Both presidential candidates said they want to lower the tax rates overall. Republican candidate Mitt Romney is proposing to fund the lower rates with fewer tax deductions, including fewer deductions for retirement savings. President Barack Obama is calling for raising tax rates for higher-income earners and capping the retirement contribution exclusion for those taxpayers. Mr. Obama has also proposed ending the carried interest deduction for private equity general partners, who could be forced to pay ordinary income tax rates of up to 35%.

If Mr. Romney is elected and follows through on his plan to eliminate any taxes on capital gains, “that could be the end to many 401(k)s because small-business owners will choose to terminate their plans and get the zero tax on capital gains instead,” said Mr. Graff, who noted that the 1986 tax reform process cut the deductibility of 401(k) contributions by 70%. “Every time they do tax reform, the retirement system comes under attack. We have to be prepared for that.”

More optimistic

John J. Kalamarides, senior vice president for institutional investment solutions with Prudential Retirement, Hartford, Conn., is more optimistic that retirement tax incentives will survive. “I have great confidence that there is an understanding that tax deferrals (for retirement savings) are different,” he said.

If and when the federal budget crisis is resolved, the focus is expected to shift to ways Congress and the executive branch can encourage more retirement savings, including regulations that simplify auto enrollment and auto escalation, and bring more awareness of lifetime retirement income.

“Folks agree more than 50% on what the solutions are,” said Mr. Kalamarides. “The major issues are coverage, are people saving enough, and longevity. The opportunity is ripe for compromise.”

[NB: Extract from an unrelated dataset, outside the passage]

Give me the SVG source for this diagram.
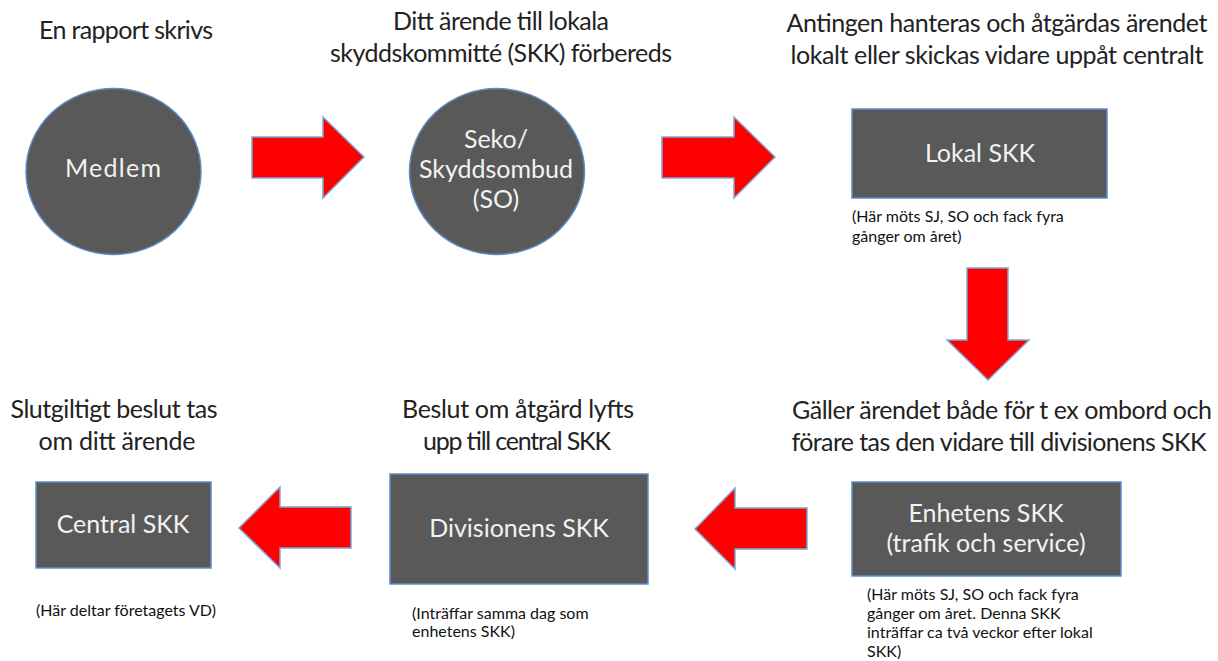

Sen. Tom Harkin, D-Iowa, who chairs the Senate Health, Education, Labor and Pensions Committee, agrees. In July, Mr. Harkin unveiled a proposal for a universal private retirement system with professional money management. He is now working with diverse constituent groups to develop a legislative framework for it.

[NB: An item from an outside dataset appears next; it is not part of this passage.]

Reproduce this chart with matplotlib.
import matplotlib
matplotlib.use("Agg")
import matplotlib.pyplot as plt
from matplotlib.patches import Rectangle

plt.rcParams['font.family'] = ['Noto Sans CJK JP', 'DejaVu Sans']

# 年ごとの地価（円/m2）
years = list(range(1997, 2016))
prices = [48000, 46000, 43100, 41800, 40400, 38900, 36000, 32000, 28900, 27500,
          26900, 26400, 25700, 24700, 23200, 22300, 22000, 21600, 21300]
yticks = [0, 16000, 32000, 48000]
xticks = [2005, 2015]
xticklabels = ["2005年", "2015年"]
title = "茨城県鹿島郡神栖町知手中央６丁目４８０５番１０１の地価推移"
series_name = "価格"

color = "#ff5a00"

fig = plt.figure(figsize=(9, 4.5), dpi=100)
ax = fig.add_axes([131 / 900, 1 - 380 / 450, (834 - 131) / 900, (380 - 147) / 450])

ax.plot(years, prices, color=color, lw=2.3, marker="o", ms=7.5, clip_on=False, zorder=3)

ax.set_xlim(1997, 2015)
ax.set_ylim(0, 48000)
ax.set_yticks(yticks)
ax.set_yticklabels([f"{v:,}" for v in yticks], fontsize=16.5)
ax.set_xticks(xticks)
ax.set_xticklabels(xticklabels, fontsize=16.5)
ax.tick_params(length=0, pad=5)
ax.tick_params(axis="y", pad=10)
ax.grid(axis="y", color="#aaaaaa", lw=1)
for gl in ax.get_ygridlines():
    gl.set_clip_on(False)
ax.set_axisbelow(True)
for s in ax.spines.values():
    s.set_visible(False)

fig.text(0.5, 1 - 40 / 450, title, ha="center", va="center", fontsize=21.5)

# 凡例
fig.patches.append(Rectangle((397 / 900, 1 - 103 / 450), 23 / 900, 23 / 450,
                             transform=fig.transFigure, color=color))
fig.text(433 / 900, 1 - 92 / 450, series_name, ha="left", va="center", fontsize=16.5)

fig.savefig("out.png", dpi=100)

“Regardless of the outcome of the election, I plan to aggressively push for improvements to the system,” Mr. Harkin said in an e-mailed statement. “I look forward to working with my colleagues on both sides of the aisle as well as those in the private sector to solve the retirement crisis once and for all.”

Rep. John Kline, R-Minn., chairman of the House Education and Workforce Committee, will be looking at “structural challenges” and possible pension reforms, particularly for multiemployer pension plans, where funding rules are set to expire in 2013. His committee, which is focused on boosting employment, will also keep an eye on the Pension Benefit Guaranty Corp. and Department of Labor regulators and will “oppose any effort that drives up costs and denies investment opportunities,” a committee aide said.

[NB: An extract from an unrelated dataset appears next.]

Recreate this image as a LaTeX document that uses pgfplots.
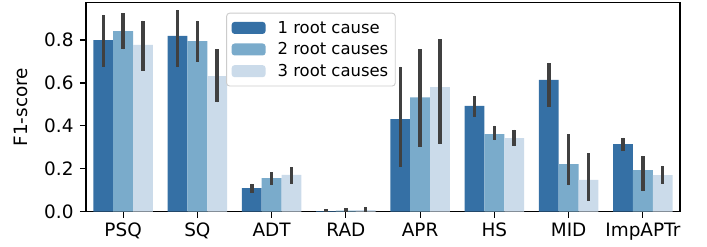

While a change in party leadership in the House and Senate is not expected, pension issues would still be on the congressional radar, with Republicans preferring individual incentives for retirement savings and Democrats more likely to include a role for government to encourage defined benefit and defined contribution plans.

With divided control in Congress limiting the prospects of legislative changes, the biggest difference this election could make is on the regulatory front. For the Labor Department, a second Obama term makes it likely there will be a reintroduced fiduciary rule, a proposed rule putting lifetime income projections on plan participant statements, and more fee disclosure activity. Phyllis Borzi, assistant secretary of labor for the Employee Benefits Security Administration, is expected to stay on to shepherd those initiatives.

Pushed aside

If Mr. Romney takes the White House, a controversial proposal to update a 1975 definition of a fiduciary by expanding it to cover more types of investment advisers and situations is expected to be pushed aside in order to deal with issues like electronic disclosure, simplification of new fee disclosure rules and lifetime income statements. “They are issues that are not terribly exciting but that really matter,” said Bradford Campbell, who was deputy and then assistant secretary of labor in charge of the Employee Benefits Security Administration from 2004 to 2009.There is also the reality of a new administration's “steep learning curve,” said Mr. Campbell, now an attorney with Drinker Biddle & Reath LLC in Washington. “It's very hard for a new administration to hit the ground running. If there is a change, you're probably not going to see new policies coming out for a while, but you might see old policies stopped.”

The Securities Exchange Commission could look very different as well: Mr. Obama is intent on finishing regulations completing the Dodd-Frank Wall Street Reform and Consumer Protection Act, while Mr. Romney had pledged to repeal the act entirely. There also would be a learning curve for any new commissioners.